As mentioned above, ADA is the native cryptocurrency of the Cardano blockchain. You can use and transfer ADA on the Cardano blockchain just as you would ETH on the Ethereum blockchain.

ADA can be used as both a cryptocurrency and a token. ADA being used as Cardano’s native currency means that it is:

• Accepted as fee-payment

• Accepted to make deposits

• The only currency in which rewards are distributed

Just like ETH is divided into denominations (e.g., Wei), ADA also has denominations. Lovelace is the smallest unit of ADA; 1 ADA equals 10^(-18) Lovelace, which can be divided into a total of 1,000,000 Lovelaces.

What is Plutus?

Plutus is a programming language for writing smart contracts on the Cardano blockchain. Other programming languages you can use for the Cardano blockchain include Glow lang, Marlowe, etc., but Plutus is the fastest among them.

Plutus is based on Haskell, so using it requires prior knowledge of Haskell programming.

Writing our smart contracts using Plutus

Let’s walk through how to write smart contracts using the Plutus programming language. These apps can run off-chain and manage active contract instances.

According to Cardano Testnets, Plutus contracts consist of parts that run on the blockchain (on-chain code) and parts that run on a user’s machine (off-chain or client code). We’ll write our smart contracts using a Plutus online editor and simulator.

A Plutus smart contract is a Haskell code that runs in a user’s wallet and sends code to the blockchain to be run by the nodes in the blockchain. The smart contracts run on the blockchain, not the user’s machine.

Plutus smart contracts define the smart contract and its state. Inside these definitions are endpoints, which define the smart contract’s behavior. These endpoints are functions executed by the wallet. They are known as off-chain functions and are used to build transactions and send them to the blockchain.

Building our simple dApp with Plutus

Let’s write a simple dApp in the Cardano blockchain using the Plutus programming language.

In this example, we will write a smart contract to print “Hello, Tech Writers!” to the console.

Let's open the Plutus online editor and simulator

This will populate some code for us. Clean it up and add this code below.

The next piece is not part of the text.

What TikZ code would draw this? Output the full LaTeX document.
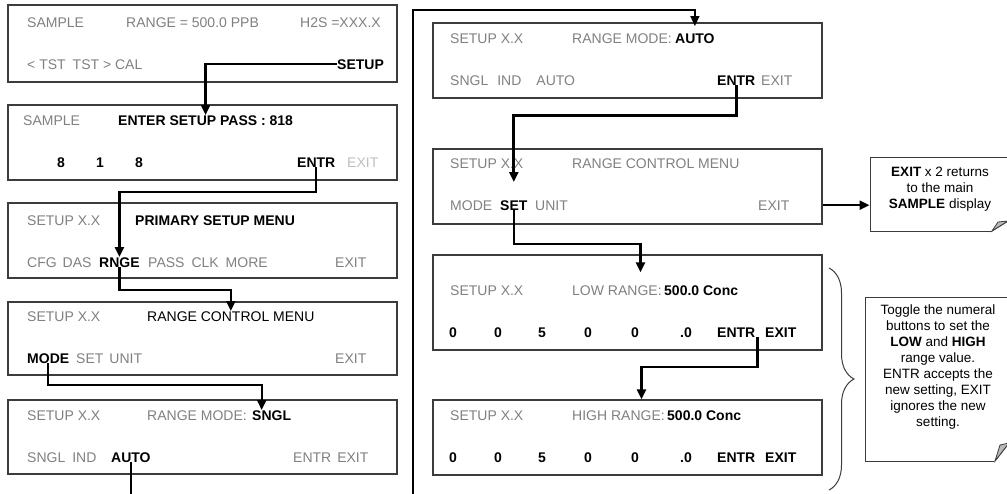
\documentclass[tikz,border=0pt]{standalone}
\usepackage{fontspec}
\setmainfont{Liberation Sans}
\usetikzlibrary{arrows.meta,decorations.pathreplacing}
\definecolor{dim}{RGB}{128,128,128}
\definecolor{faint}{RGB}{190,190,190}
\definecolor{frame}{RGB}{60,60,60}
\begin{document}
\begin{tikzpicture}[x=1pt,y=-1pt,
    scr/.style={draw=frame,line width=1.2pt,minimum width=389pt,minimum height=75pt,inner sep=0pt},
    txt/.style={anchor=base west,inner sep=0pt,font=\fontsize{14}{16}\selectfont},
    dm/.style={txt,text=dim},
    hot/.style={txt,font=\fontsize{14}{16}\selectfont\bfseries},
    key/.style={hot,anchor=base},
    flow/.style={line width=2.2pt,-{Triangle[length=10pt,width=9pt]}},
    tip/.style={draw=frame,line width=1pt,fill=white,inner sep=0pt},
    tiptext/.style={align=center,inner sep=0pt,font=\fontsize{13.5}{16}\selectfont}]
  \useasboundingbox (0,0) rectangle (1007,493);
  \clip (0,0) rectangle (1007,493);
  \coordinate (loop) at (413,10);
  % screens, left column
  \node[scr,minimum height=77pt] (s1) at (202.5,43.5) {};
  \node[scr] (s2) at (202.5,142.5) {};
  \node[scr] (s3) at (202.5,240.5) {};
  \node[scr,minimum height=73pt] (s4) at (202.5,338.5) {};
  \node[scr,minimum height=74pt] (s5) at (202.5,437) {};
  % screens, right column
  \node[scr] (s6) at (627.5,60.5) {};
  \node[scr] (s7) at (627.5,186.5) {};
  \node[scr,minimum height=95pt] (s8) at (627.5,302.5) {};
  \node[scr] (s9) at (627.5,437.5) {};
  % notes
  \node[tip,minimum width=140pt,minimum height=74pt] (n1) at (940,194) {};
  \node[tiptext] (n1t) at (940,189) {\textbf{EXIT} x 2 returns\\to the main\\\textbf{SAMPLE} display};
  \node[tip,minimum width=145pt,minimum height=164pt] (n2) at (937.5,379) {};
  \node[tiptext] (n2t) at (938,367) {Toggle the numeral\\buttons to set the\\\textbf{LOW} and \textbf{HIGH}\\range value.\\ENTR accepts the\\new setting, EXIT\\ignores the new\\setting.};
  \fill[white] (991,232) -- (1012,232) -- (1012,220) -- cycle;
  \draw[frame,line width=1pt] (992,231) -- (1008,221);
  \draw[frame,fill=gray!55,line width=0.8pt] (992,231) -- (998,222) -- (1008,221) -- cycle;
  \fill[white] (994,462) -- (1012,462) -- (1012,441) -- cycle;
  \draw[frame,line width=1pt] (995,461) -- (1009,443);
  \draw[frame,fill=gray!55,line width=0.8pt] (995,461) -- (1000,445) -- (1009,443) -- cycle;
  \draw[frame,line width=1pt,decorate,decoration={brace,amplitude=25pt}] (829,268) -- (829,490);

  % screen 1
  \node[dm] (t1a) at (27,27) {SAMPLE};
  \node[dm] (t1b) at (126,27) {RANGE = 500.0 PPB};
  \node[dm] (t1c) at (300,27) {H2S =XXX.X};
  \node[dm] (t1d) at (27,69) {< TST\hspace{7pt}TST > CAL};
  \node[hot] (setup) at (337,69) {SETUP};
  % screen 2
  \node[dm] (t2a) at (23,125) {SAMPLE};
  \node[hot] (pass) at (118,125) {ENTER SETUP PASS : 818};
  \node[key] (d21) at (61,167) {8};
  \node[key] (d22) at (100,167) {1};
  \node[key] (d23) at (139,167) {8};
  \node[hot] (entra) at (297,167) {ENTR};
  \node[txt,text=faint] (t2b) at (347,167) {EXIT};
  % screen 3
  \node[dm] (t3a) at (27,225) {SETUP X.X};
  \node[hot] (t3b) at (135,225) {PRIMARY SETUP MENU};
  \node[dm] (t3c) at (27,267) {CFG\hspace{6pt}DAS};
  \node[hot] (rnge) at (99,267) {RNGE};
  \node[dm] (t3d) at (148,267) {PASS\hspace{7pt}CLK\hspace{7pt}MORE};
  \node[dm] (t3e) at (335,267) {EXIT};
  % screen 4
  \node[dm] (t4a) at (27,321) {SETUP X.X};
  \node[txt] (rcm) at (147,321) {RANGE CONTROL MENU};
  \node[hot] (mode) at (27,363) {MODE};
  \node[dm] (t4b) at (76,363) {SET\hspace{6pt}UNIT};
  \node[dm] (t4c) at (335,363) {EXIT};
  % screen 5
  \node[dm] (t5a) at (27,420) {SETUP X.X};
  \node[dm] (t5b) at (147,420) {RANGE MODE:};
  \node[hot] (sngl) at (252,420) {SNGL};
  \node[dm] (t5c) at (27,462) {SNGL\hspace{7pt}IND};
  \node[hot] (autoa) at (111,462) {AUTO};
  \node[dm] (t5d) at (293,462) {ENTR\hspace{6pt}EXIT};
  % screen 6
  \node[dm] (t6a) at (450,43) {SETUP X.X};
  \node[dm] (t6b) at (572,43) {RANGE MODE:};
  \node[hot] (autob) at (675,43) {AUTO};
  \node[dm] (t6c) at (450,85) {SNGL\hspace{9pt}IND\hspace{15pt}AUTO};
  \node[hot] (entrb) at (717,85) {ENTR};
  \node[dm] (t6d) at (761,85) {EXIT};
  % screen 7
  \node[dm] (t7a) at (450,168) {SETUP X.X};
  \node[dm] (t7b) at (572,168) {RANGE CONTROL MENU};
  \node[dm] (t7c) at (450,210) {MODE};
  \node[hot] (set) at (500,210) {SET};
  \node[dm] (t7d) at (535,210) {UNIT};
  \node[dm] (exitb) at (758,210) {EXIT};
  % screen 8
  \node[dm] (t8a) at (450,295) {SETUP X.X};
  \node[dm] (t8b) at (572,295) {LOW RANGE:};
  \node[hot] (t8c) at (664,295) {500.0 Conc};
  \node[key] (d81) at (453,337) {0};
  \node[key] (d82) at (498,337) {0};
  \node[key] (d83) at (542,337) {5};
  \node[key] (d84) at (588,337) {0};
  \node[key] (d85) at (635,337) {0};
  \node[key] (d86) at (686,337) {.0};
  \node[hot] (entrc) at (717,337) {ENTR};
  \node[hot] (t8d) at (765,337) {EXIT};
  % screen 9
  \node[dm] (t9a) at (450,420) {SETUP X.X};
  \node[dm] (t9b) at (572,420) {HIGH RANGE:};
  \node[hot] (t9c) at (667,420) {500.0 Conc};
  \node[key] (d91) at (453,462) {0};
  \node[key] (d92) at (498,462) {0};
  \node[key] (d93) at (542,462) {5};
  \node[key] (d94) at (588,462) {0};
  \node[key] (d95) at (635,462) {0};
  \node[key] (d96) at (686,462) {.0};
  \node[hot] (t9d) at (717,462) {ENTR};
  \node[hot] (t9e) at (765,462) {EXIT};

  % key presses
  \draw[flow] (setup.west) -| (pass.north);
  \draw[flow] (entra.south) -- ++(0,25) -| (rnge.north);
  \draw[flow] (rnge.south) -- ++(0,23) -| (rcm.north);
  \draw[flow] (mode.south) -- ++(0,22) -| ([xshift=-10pt]sngl.north);
  \draw[line width=1.3pt,-{Triangle[length=10pt,width=9pt]}] (autoa.south) -- ++(0,60) -| (loop) -| ([yshift=7pt]autob.north);
  \draw[flow,line width=3pt] (entrb.south) -- ++(0,30) -| ([yshift=18pt]set.north);
  \draw[flow] (set.south) -- ++(0,34) -| ([xshift=13pt,yshift=-18pt]s8.north);
  \draw[flow] ([xshift=2pt]entrc.south east) -- ++(0,30) -| ([xshift=14pt]s9.north);
  \draw[flow] (exitb.east -| s7.east) -- (exitb.east -| n1.west);
\end{tikzpicture}
\end{document}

import Data.Text qualified as T
import Playground.Contract
import Plutus.Contract
import PlutusTx.Prelude
import Prelude qualified as Haskell

hello :: Contract () EmptySchema T.Text ()
hello = logInfo @Haskell.String "Hello Tech Writers"

endpoints :: Contract () EmptySchema T.Text ()
endpoints = hello

type DummySchema = Endpoint "dummy" ()

mkSchemaDefinitions ''DummySchema

$(mkKnownCurrencies [])

Let’s go through the code:

import Data.Text qualified as T
import Playground.Contract
import Plutus.Contract
import PlutusTx.Prelude
import Prelude qualified as Haskell

Here, we imported the libraries and built-in functions we will need:

• The Data.Text library is used to convert strings to text
• The Playground.Contract imports the smart contract interfaces defined in the playground
• The Plutus.Contract library is used to define the smart contract from the Plutus core library
• The PlutusTx.Prelude library replaces the normal Haskell Prelude library and includes functions that are refined and easier for the PlutusTx compiler to compile

hello :: Contract () EmptySchema T.Text ()
hello = logInfo @Haskell.String "Hello Tech Writers"

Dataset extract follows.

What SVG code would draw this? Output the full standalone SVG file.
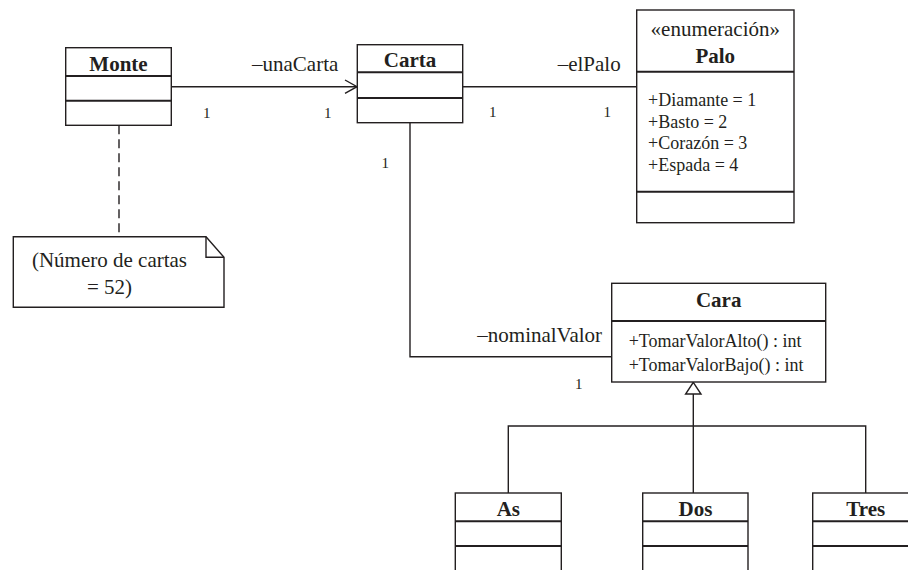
<svg xmlns="http://www.w3.org/2000/svg" width="908" height="570" viewBox="0 0 908 570">
<style>
.box{fill:#fff;stroke:#231f20;stroke-width:1.4}
.sep{stroke:#231f20;stroke-width:2}
.ln{fill:none;stroke:#231f20;stroke-width:1.4}
.t{font-family:"Liberation Serif","Times New Roman",serif;fill:#231f20}
.title{font-size:21px;font-weight:bold;text-anchor:middle}
.lbl{font-size:21px}
.attr{font-size:18px}
.mult{font-size:15px}
.note{font-size:21px;text-anchor:middle}
</style>
<rect width="908" height="570" fill="#fff"/>
<g id="connectors">
<path class="ln" d="M171.3,86.7H357"/>
<path class="ln" d="M345,80L357,86.7L345,93.3"/>
<path class="ln" d="M462.7,86.7H636.7"/>
<path class="ln" d="M410,122.7V356.7H611.7"/>
<path class="ln" d="M119,125.3V236.7" stroke-dasharray="9,5"/>
<path class="ln" d="M693.3,394V493M508.3,493V426H865.7V493"/>
<path class="box" d="M693.3,382.3L701,394H685.6Z"/>
<text class="t lbl" x="252" y="71">–unaCarta</text>
<text class="t lbl" x="557.7" y="71">–elPalo</text>
<text class="t lbl" x="477.3" y="341.7">–nominalValor</text>
<text class="t mult" x="203" y="118">1</text>
<text class="t mult" x="324" y="118">1</text>
<text class="t mult" x="381.5" y="168">1</text>
<text class="t mult" x="489" y="117">1</text>
<text class="t mult" x="603.5" y="117">1</text>
<text class="t mult" x="575" y="389">1</text>
</g>
<g id="Monte">
<rect class="box" x="65.7" y="47.7" width="105.6" height="77.6"/>
<path class="sep" d="M65.7,76H171.3M65.7,100.7H171.3"/>
<text class="t title" x="118.5" y="70.7">Monte</text>
</g>
<g id="Carta">
<rect class="box" x="357.3" y="44.7" width="105.4" height="78"/>
<path class="sep" d="M357.3,72.3H462.7M357.3,98H462.7"/>
<text class="t title" x="410" y="66.7">Carta</text>
</g>
<g id="Palo">
<rect class="box" x="636.7" y="10" width="157.3" height="212.7"/>
<path class="sep" d="M636.7,71.7H794M636.7,191.7H794"/>
<text class="t lbl" x="715.3" y="36" text-anchor="middle">«enumeración»</text>
<text class="t title" x="715.3" y="63.3">Palo</text>
<text class="t attr" x="648" y="106">+Diamante = 1</text>
<text class="t attr" x="648" y="127.5">+Basto = 2</text>
<text class="t attr" x="648" y="149">+Corazón = 3</text>
<text class="t attr" x="648" y="170.5">+Espada = 4</text>
</g>
<g id="Nota">
<path class="box" d="M13.3,236.7H206L224,257.3V307.3H13.3Z"/>
<path class="ln" d="M206,236.7V257.3H224"/>
<text class="t note" x="109.5" y="266.7">(Número de cartas</text>
<text class="t note" x="109.5" y="294.3">= 52)</text>
</g>
<g id="Cara">
<rect class="box" x="611.7" y="283.3" width="214" height="98.7"/>
<path class="sep" d="M611.7,321H825.7"/>
<text class="t title" x="718.7" y="307.3">Cara</text>
<text class="t attr" x="628.7" y="347">+TomarValorAlto() : int</text>
<text class="t attr" x="628.7" y="371">+TomarValorBajo() : int</text>
</g>
<g id="As">
<rect class="box" x="455.3" y="493" width="106" height="110"/>
<path class="sep" d="M455.3,521.3H561.3M455.3,546H561.3"/>
<text class="t title" x="508.3" y="516">As</text>
</g>
<g id="Dos">
<rect class="box" x="642.7" y="493" width="105.3" height="110"/>
<path class="sep" d="M642.7,521.3H748M642.7,546H748"/>
<text class="t title" x="695.5" y="516">Dos</text>
</g>
<g id="Tres">
<rect class="box" x="812.7" y="493" width="106" height="110"/>
<path class="sep" d="M812.7,521.3H918.7M812.7,546H918.7"/>
<text class="t title" x="865.7" y="516">Tres</text>
</g>
</svg>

The above code snippet defines a hello function, where the Contract () EmptySchema T.Text () tells the compiler the function will return nothing. The logInfo function is a built-in function that logs a message to the console. So, in summary, the hello function will log Hello Tech Writers to the console.

endpoints :: Contract () EmptySchema T.Text ()
endpoints = hello

This creates an endpoints function, which will run the hello function and expose it to the blockchain.

type DummySchema = Endpoint "dummy" ()

mkSchemaDefinitions ''DummySchema

$(mkKnownCurrencies [])

The above snippet creates the DummySchema type, which defines the smart contract’s state. Finally, it exposes the endpoints to the blockchain.

In our Plutus playground, we can click the green Compile button to compile our contracts.

After a successful compilation, the blue Simulate button will open up a page where we can run the smart contracts on the blockchain.

You’ll notice that we have two wallets, each with an open balance of 1000000 Lovelaces. The Available functions in each wallet show the functions that can be used.

In our case, we see our hello function and another Pay to Wallet function. The Pay to Wallet function sends funds to another wallet, and the Plutus contract defines it. We don’t get to see the code because it’s added there when we import the below modules:

import Playground.Contract import Plutus.Contract

If we look at the section on the page below, we’ll see an Actions section. This section is where the functions we want to run are added when the wallet address card above is clicked.

We already have a card in the Actions; the card simulates delay on the blockchain. We can remove this card by clicking the "Cancel" icon.

Now, click on the dummy button, and you’ll see a card appear in the Actions section:

Click on the green Evaluate button, and you will see the hello function run on the blockchain.

After some time, a Transactions page will appear:

Scroll down to the Logs section, and you will see the hello function log Hello Tech Writers to the console:

Conclusion

This tutorial demonstrated how to write a dApp on the Cardano blockchain using the Plutus programming language.

We started by walking through smart contracts, how they work, and the types of smart contracts. Then, we introduced the Cardano blockchain and the Plutus programming language; next, we explained ADA. We then introduced the Plutus programming language and described how we could use it to compile and run smart contracts on the Cardano blockchain.

Finally, we explored some examples of smart contracts written in the Plutus programming language and run on a simulated Cardano blockchain.